Written instruction - Print the material below exactly as it stands, please, from its first line to the line holding "y_ticks = [0, 10, 20, 30, 40]", with no pictures.

Collected data -

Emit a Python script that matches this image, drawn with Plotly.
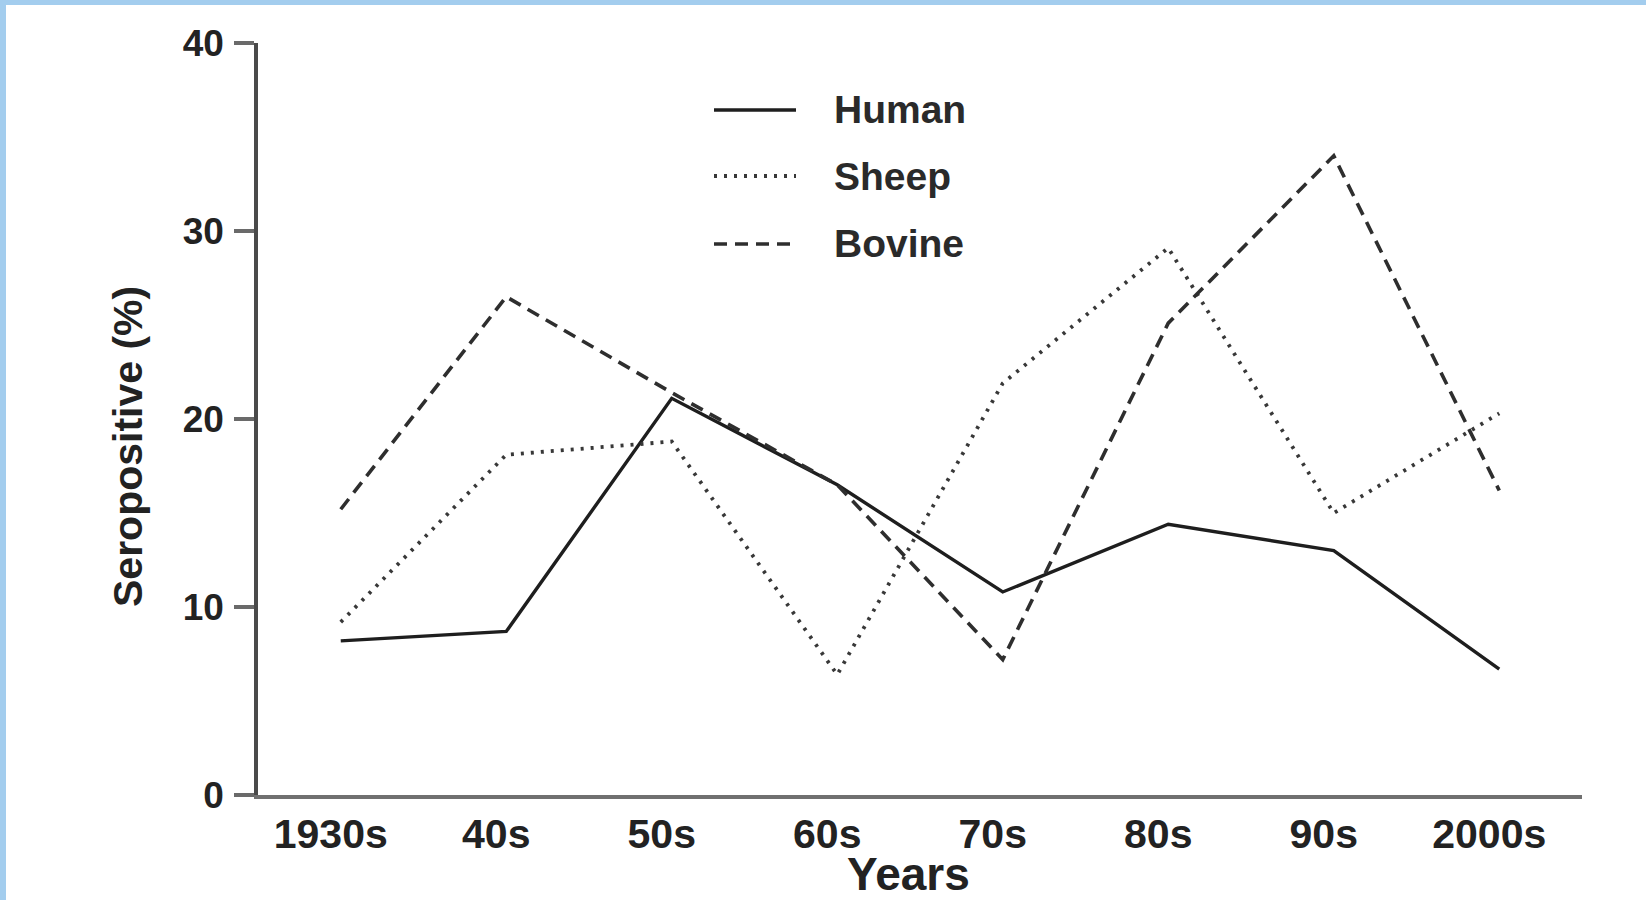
import plotly.graph_objects as go

decades = ["1930s", "40s", "50s", "60s", "70s", "80s", "90s", "2000s"]
human = [8.2, 8.7, 21.1, 16.5, 10.8, 14.4, 13.0, 6.7]
sheep = [9.2, 18.1, 18.8, 6.4, 21.9, 29.1, 15.0, 20.3]
bovine = [15.2, 26.5, 21.4, 16.5, 7.2, 25.1, 34.0, 16.2]
y_ticks = [0, 10, 20, 30, 40]

W, H = 1646, 900
L, R, T, B = 258, 64, 43, 105
PW, PH = W - L - R, H - T - B


def px(x):
    return (x - L) / PW


def py(y):
    return (H - B - y) / PH


FONT = "Liberation Sans, Arial, sans-serif"
INK = "#222222"

series = [
    ("Human", human, dict(color="#1e1e1e", width=3.4, dash="solid")),
    ("Sheep", sheep, dict(color="#383838", width=3.8, dash="3px,7px")),
    ("Bovine", bovine, dict(color="#2e2e2e", width=3.6, dash="13px,8px")),
]

fig = go.Figure()
for name, vals, line in series:
    fig.add_trace(go.Scatter(x=decades, y=vals, mode="lines", name=name,
                             line=line, showlegend=False))

shapes = []
annotations = []
# manual legend
leg_rows = [110, 176, 244]
for (name, vals, line), ry in zip(series, leg_rows):
    shapes.append(dict(type="line", xref="paper", yref="paper",
                       x0=px(714), x1=px(796), y0=py(ry), y1=py(ry),
                       line=line))
    annotations.append(dict(text="<b>" + name + "</b>", xref="paper", yref="paper",
                            x=px(832), y=py(ry), xanchor="left", yanchor="middle",
                            showarrow=False,
                            font=dict(family=FONT, size=39, color="#2a2a2a")))

# axis titles
annotations.append(dict(text="<b>Years</b>", xref="paper", yref="paper",
                        x=px(908), y=py(874), xanchor="center", yanchor="middle",
                        showarrow=False, font=dict(family=FONT, size=46, color=INK)))
annotations.append(dict(text="<b>Seropositive (%)</b>", xref="paper", yref="paper",
                        x=px(128), y=py(447), xanchor="center", yanchor="middle",
                        textangle=-90, showarrow=False,
                        font=dict(family=FONT, size=41, color=INK)))

# light blue frame edges of the picture
BLUE = "#a3cdee"
shapes.append(dict(type="rect", xref="paper", yref="paper", layer="above",
                   x0=px(0), x1=px(6), y0=py(H), y1=py(0),
                   fillcolor=BLUE, line=dict(width=0)))
shapes.append(dict(type="rect", xref="paper", yref="paper", layer="above",
                   x0=px(0), x1=px(W), y0=py(5), y1=py(0),
                   fillcolor=BLUE, line=dict(width=0)))

fig.update_layout(
    width=W, height=H,
    margin=dict(l=L, r=R, t=T, b=B, pad=0),
    paper_bgcolor="white", plot_bgcolor="white",
    showlegend=False,
    shapes=shapes, annotations=annotations,
    xaxis=dict(type="category", categoryorder="array", categoryarray=decades,
               range=[-0.5, 7.5], showgrid=False, zeroline=False,
               showline=True, linecolor="#707070", linewidth=4,
               ticks="", ticklabelstandoff=0, ticklabelshift=-10,
               tickfont=dict(family=FONT, size=41, color=INK, weight="bold")),
    yaxis=dict(range=[0, 40], tickvals=y_ticks, showgrid=False, zeroline=False,
               showline=True, linecolor="#4a4a4a", linewidth=3.5,
               ticks="outside", ticklen=20, tickwidth=4, tickcolor="#6a6a6a",
               ticklabelstandoff=3,
               tickfont=dict(family=FONT, size=37, color=INK, weight="bold")),
)

fig.write_html("out.html",
               config={"displayModeBar": False},
               post_script="document.body.style.margin='0';"
                           "document.body.style.overflow='hidden';")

Result -
Emit a Python script that matches this image, drawn with Plotly.
import plotly.graph_objects as go

decades = ["1930s", "40s", "50s", "60s", "70s", "80s", "90s", "2000s"]
human = [8.2, 8.7, 21.1, 16.5, 10.8, 14.4, 13.0, 6.7]
sheep = [9.2, 18.1, 18.8, 6.4, 21.9, 29.1, 15.0, 20.3]
bovine = [15.2, 26.5, 21.4, 16.5, 7.2, 25.1, 34.0, 16.2]
y_ticks = [0, 10, 20, 30, 40]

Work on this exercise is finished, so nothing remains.